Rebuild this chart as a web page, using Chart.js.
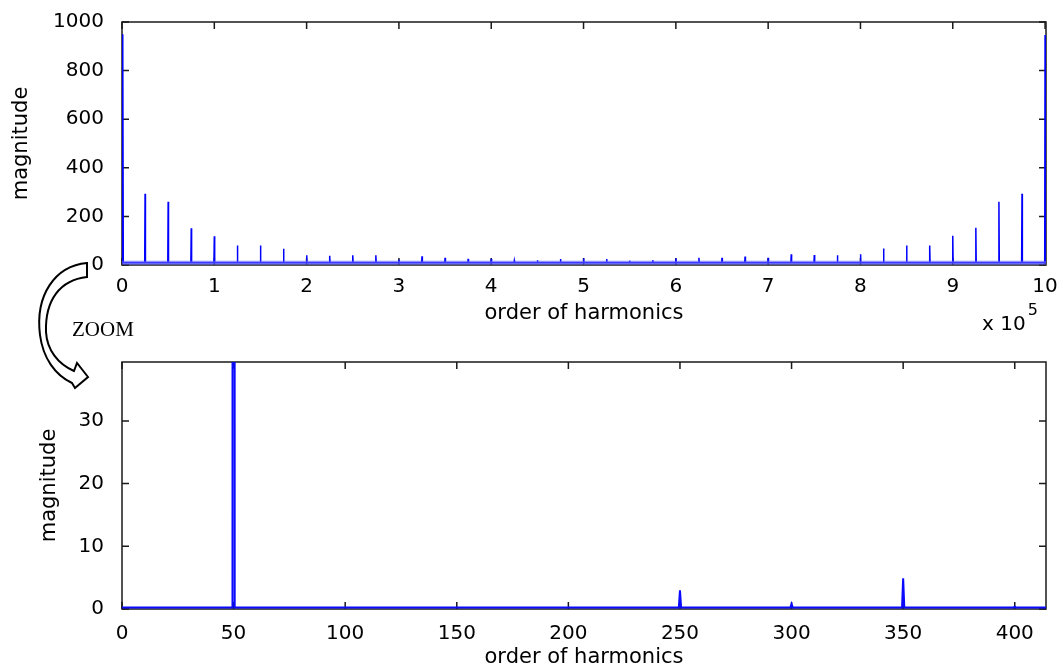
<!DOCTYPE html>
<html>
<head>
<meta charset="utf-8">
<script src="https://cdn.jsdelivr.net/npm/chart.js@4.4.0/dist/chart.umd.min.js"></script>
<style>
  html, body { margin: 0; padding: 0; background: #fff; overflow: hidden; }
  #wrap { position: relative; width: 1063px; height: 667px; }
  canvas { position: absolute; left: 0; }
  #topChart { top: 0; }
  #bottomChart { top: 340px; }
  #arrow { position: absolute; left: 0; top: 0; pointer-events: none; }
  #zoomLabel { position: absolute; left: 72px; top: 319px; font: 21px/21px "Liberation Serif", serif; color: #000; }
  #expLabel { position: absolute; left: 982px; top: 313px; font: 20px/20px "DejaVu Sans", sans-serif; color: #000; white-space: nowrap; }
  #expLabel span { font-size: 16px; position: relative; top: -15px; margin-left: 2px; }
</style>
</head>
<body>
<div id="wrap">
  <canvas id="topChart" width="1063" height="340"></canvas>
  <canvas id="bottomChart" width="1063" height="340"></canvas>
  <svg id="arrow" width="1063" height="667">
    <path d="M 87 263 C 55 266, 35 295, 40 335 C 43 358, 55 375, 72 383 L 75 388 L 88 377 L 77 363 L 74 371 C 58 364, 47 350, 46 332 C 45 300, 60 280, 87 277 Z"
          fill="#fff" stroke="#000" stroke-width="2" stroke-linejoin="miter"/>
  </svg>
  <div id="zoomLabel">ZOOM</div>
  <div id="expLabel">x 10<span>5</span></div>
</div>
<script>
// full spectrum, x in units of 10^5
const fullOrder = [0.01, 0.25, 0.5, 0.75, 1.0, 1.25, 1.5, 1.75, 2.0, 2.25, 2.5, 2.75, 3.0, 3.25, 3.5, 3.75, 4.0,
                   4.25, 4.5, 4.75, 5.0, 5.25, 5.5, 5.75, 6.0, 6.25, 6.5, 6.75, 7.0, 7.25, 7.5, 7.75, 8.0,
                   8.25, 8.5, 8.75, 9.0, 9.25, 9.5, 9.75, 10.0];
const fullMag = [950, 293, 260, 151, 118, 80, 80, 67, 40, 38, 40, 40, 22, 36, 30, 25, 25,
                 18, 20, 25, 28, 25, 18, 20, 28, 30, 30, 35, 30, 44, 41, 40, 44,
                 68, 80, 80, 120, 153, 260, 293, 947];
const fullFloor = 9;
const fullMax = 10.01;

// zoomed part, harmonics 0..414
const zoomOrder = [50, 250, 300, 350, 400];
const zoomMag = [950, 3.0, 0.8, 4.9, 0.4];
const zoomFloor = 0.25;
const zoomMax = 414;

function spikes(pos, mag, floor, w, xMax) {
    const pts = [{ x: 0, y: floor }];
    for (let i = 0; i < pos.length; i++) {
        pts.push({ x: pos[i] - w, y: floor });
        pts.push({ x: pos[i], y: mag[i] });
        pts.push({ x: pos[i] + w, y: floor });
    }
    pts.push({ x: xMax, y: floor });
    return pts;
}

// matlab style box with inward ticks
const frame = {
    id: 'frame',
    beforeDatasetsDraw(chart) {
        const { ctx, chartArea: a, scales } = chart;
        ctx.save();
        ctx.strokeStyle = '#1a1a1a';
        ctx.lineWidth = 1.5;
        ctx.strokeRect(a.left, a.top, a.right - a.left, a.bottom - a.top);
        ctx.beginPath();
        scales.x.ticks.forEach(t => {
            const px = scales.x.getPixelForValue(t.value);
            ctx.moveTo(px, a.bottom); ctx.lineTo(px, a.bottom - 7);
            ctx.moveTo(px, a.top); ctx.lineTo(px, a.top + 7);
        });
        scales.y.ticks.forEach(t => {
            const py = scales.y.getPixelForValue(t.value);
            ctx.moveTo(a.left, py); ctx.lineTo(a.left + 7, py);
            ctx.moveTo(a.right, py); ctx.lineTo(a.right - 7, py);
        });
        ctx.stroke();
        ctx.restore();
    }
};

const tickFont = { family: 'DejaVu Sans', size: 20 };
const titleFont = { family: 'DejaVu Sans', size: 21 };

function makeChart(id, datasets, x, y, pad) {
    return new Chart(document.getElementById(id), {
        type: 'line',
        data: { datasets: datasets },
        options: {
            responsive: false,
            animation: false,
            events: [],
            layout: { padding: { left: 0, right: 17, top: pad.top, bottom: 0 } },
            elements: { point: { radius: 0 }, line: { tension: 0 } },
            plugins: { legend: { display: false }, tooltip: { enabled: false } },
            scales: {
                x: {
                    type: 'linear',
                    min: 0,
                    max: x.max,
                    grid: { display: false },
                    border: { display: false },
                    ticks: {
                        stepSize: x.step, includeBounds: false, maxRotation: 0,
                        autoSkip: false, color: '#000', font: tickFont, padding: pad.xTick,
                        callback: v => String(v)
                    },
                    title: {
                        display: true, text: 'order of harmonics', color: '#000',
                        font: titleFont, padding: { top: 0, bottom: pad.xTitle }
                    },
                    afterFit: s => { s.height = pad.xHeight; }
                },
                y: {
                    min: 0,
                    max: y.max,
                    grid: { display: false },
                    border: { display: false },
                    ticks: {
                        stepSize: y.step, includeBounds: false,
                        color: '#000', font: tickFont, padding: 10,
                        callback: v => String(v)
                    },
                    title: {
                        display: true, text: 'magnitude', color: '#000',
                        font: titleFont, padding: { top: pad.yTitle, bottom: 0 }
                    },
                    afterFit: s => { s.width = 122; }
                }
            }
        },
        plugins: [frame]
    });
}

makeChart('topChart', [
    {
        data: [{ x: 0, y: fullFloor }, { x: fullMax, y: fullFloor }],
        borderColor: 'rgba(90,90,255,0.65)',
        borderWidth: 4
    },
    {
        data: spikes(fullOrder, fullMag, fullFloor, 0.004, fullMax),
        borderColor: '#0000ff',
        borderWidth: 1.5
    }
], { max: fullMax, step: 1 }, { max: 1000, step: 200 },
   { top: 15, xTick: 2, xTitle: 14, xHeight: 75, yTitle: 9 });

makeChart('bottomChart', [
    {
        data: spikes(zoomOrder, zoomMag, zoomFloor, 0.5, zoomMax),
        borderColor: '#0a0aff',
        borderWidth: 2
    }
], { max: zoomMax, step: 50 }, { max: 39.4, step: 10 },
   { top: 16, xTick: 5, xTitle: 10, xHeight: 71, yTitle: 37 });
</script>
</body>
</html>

AIM> What is needed is an exact reproduction of the data, pictures excluded.

FINAL ANSWER>
Rebuild this chart as a web page, using Chart.js.
<!DOCTYPE html>
<html>
<head>
<meta charset="utf-8">
<script src="https://cdn.jsdelivr.net/npm/chart.js@4.4.0/dist/chart.umd.min.js"></script>
<style>
  html, body { margin: 0; padding: 0; background: #fff; overflow: hidden; }
  #wrap { position: relative; width: 1063px; height: 667px; }
  canvas { position: absolute; left: 0; }
  #topChart { top: 0; }
  #bottomChart { top: 340px; }
  #arrow { position: absolute; left: 0; top: 0; pointer-events: none; }
  #zoomLabel { position: absolute; left: 72px; top: 319px; font: 21px/21px "Liberation Serif", serif; color: #000; }
  #expLabel { position: absolute; left: 982px; top: 313px; font: 20px/20px "DejaVu Sans", sans-serif; color: #000; white-space: nowrap; }
  #expLabel span { font-size: 16px; position: relative; top: -15px; margin-left: 2px; }
</style>
</head>
<body>
<div id="wrap">
  <canvas id="topChart" width="1063" height="340"></canvas>
  <canvas id="bottomChart" width="1063" height="340"></canvas>
  <svg id="arrow" width="1063" height="667">
    <path d="M 87 263 C 55 266, 35 295, 40 335 C 43 358, 55 375, 72 383 L 75 388 L 88 377 L 77 363 L 74 371 C 58 364, 47 350, 46 332 C 45 300, 60 280, 87 277 Z"
          fill="#fff" stroke="#000" stroke-width="2" stroke-linejoin="miter"/>
  </svg>
  <div id="zoomLabel">ZOOM</div>
  <div id="expLabel">x 10<span>5</span></div>
</div>
<script>
// full spectrum, x in units of 10^5
const fullOrder = [0.01, 0.25, 0.5, 0.75, 1.0, 1.25, 1.5, 1.75, 2.0, 2.25, 2.5, 2.75, 3.0, 3.25, 3.5, 3.75, 4.0,
                   4.25, 4.5, 4.75, 5.0, 5.25, 5.5, 5.75, 6.0, 6.25, 6.5, 6.75, 7.0, 7.25, 7.5, 7.75, 8.0,
                   8.25, 8.5, 8.75, 9.0, 9.25, 9.5, 9.75, 10.0];
const fullMag = [950, 293, 260, 151, 118, 80, 80, 67, 40, 38, 40, 40, 22, 36, 30, 25, 25,
                 18, 20, 25, 28, 25, 18, 20, 28, 30, 30, 35, 30, 44, 41, 40, 44,
                 68, 80, 80, 120, 153, 260, 293, 947];
const fullFloor = 9;
const fullMax = 10.01;

// zoomed part, harmonics 0..414
const zoomOrder = [50, 250, 300, 350, 400];
const zoomMag = [950, 3.0, 0.8, 4.9, 0.4];
const zoomFloor = 0.25;
const zoomMax = 414;

function spikes(pos, mag, floor, w, xMax) {
    const pts = [{ x: 0, y: floor }];
    for (let i = 0; i < pos.length; i++) {
        pts.push({ x: pos[i] - w, y: floor });
        pts.push({ x: pos[i], y: mag[i] });
        pts.push({ x: pos[i] + w, y: floor });
    }
    pts.push({ x: xMax, y: floor });
    return pts;
}

// matlab style box with inward ticks
const frame = {
    id: 'frame',
    beforeDatasetsDraw(chart) {
        const { ctx, chartArea: a, scales } = chart;
        ctx.save();
        ctx.strokeStyle = '#1a1a1a';
        ctx.lineWidth = 1.5;
        ctx.strokeRect(a.left, a.top, a.right - a.left, a.bottom - a.top);
        ctx.beginPath();
        scales.x.ticks.forEach(t => {
            const px = scales.x.getPixelForValue(t.value);
            ctx.moveTo(px, a.bottom); ctx.lineTo(px, a.bottom - 7);
            ctx.moveTo(px, a.top); ctx.lineTo(px, a.top + 7);
        });
        scales.y.ticks.forEach(t => {
            const py = scales.y.getPixelForValue(t.value);
            ctx.moveTo(a.left, py); ctx.lineTo(a.left + 7, py);
            ctx.moveTo(a.right, py); ctx.lineTo(a.right - 7, py);
        });
        ctx.stroke();
        ctx.restore();
    }
};

const tickFont = { family: 'DejaVu Sans', size: 20 };
const titleFont = { family: 'DejaVu Sans', size: 21 };

function makeChart(id, datasets, x, y, pad) {
    return new Chart(document.getElementById(id), {
        type: 'line',
        data: { datasets: datasets },
        options: {
            responsive: false,
            animation: false,
            events: [],
            layout: { padding: { left: 0, right: 17, top: pad.top, bottom: 0 } },
            elements: { point: { radius: 0 }, line: { tension: 0 } },
            plugins: { legend: { display: false }, tooltip: { enabled: false } },
            scales: {
                x: {
                    type: 'linear',
                    min: 0,
                    max: x.max,
                    grid: { display: false },
                    border: { display: false },
                    ticks: {
                        stepSize: x.step, includeBounds: false, maxRotation: 0,
                        autoSkip: false, color: '#000', font: tickFont, padding: pad.xTick,
                        callback: v => String(v)
                    },
                    title: {
                        display: true, text: 'order of harmonics', color: '#000',
                        font: titleFont, padding: { top: 0, bottom: pad.xTitle }
                    },
                    afterFit: s => { s.height = pad.xHeight; }
                },
                y: {
                    min: 0,
                    max: y.max,
                    grid: { display: false },
                    border: { display: false },
                    ticks: {
                        stepSize: y.step, includeBounds: false,
                        color: '#000', font: tickFont, padding: 10,
                        callback: v => String(v)
                    },
                    title: {
                        display: true, text: 'magnitude', color: '#000',
                        font: titleFont, padding: { top: pad.yTitle, bottom: 0 }
                    },
                    afterFit: s => { s.width = 122; }
                }
            }
        },
        plugins: [frame]
    });
}

makeChart('topChart', [
    {
        data: [{ x: 0, y: fullFloor }, { x: fullMax, y: fullFloor }],
        borderColor: 'rgba(90,90,255,0.65)',
        borderWidth: 4
    },
    {
        data: spikes(fullOrder, fullMag, fullFloor, 0.004, fullMax),
        borderColor: '#0000ff',
        borderWidth: 1.5
    }
], { max: fullMax, step: 1 }, { max: 1000, step: 200 },
   { top: 15, xTick: 2, xTitle: 14, xHeight: 75, yTitle: 9 });

makeChart('bottomChart', [
    {
        data: spikes(zoomOrder, zoomMag, zoomFloor, 0.5, zoomMax),
        borderColor: '#0a0aff',
        borderWidth: 2
    }
], { max: zoomMax, step: 50 }, { max: 39.4, step: 10 },
   { top: 16, xTick: 5, xTitle: 10, xHeight: 71, yTitle: 37 });
</script>
</body>
</html>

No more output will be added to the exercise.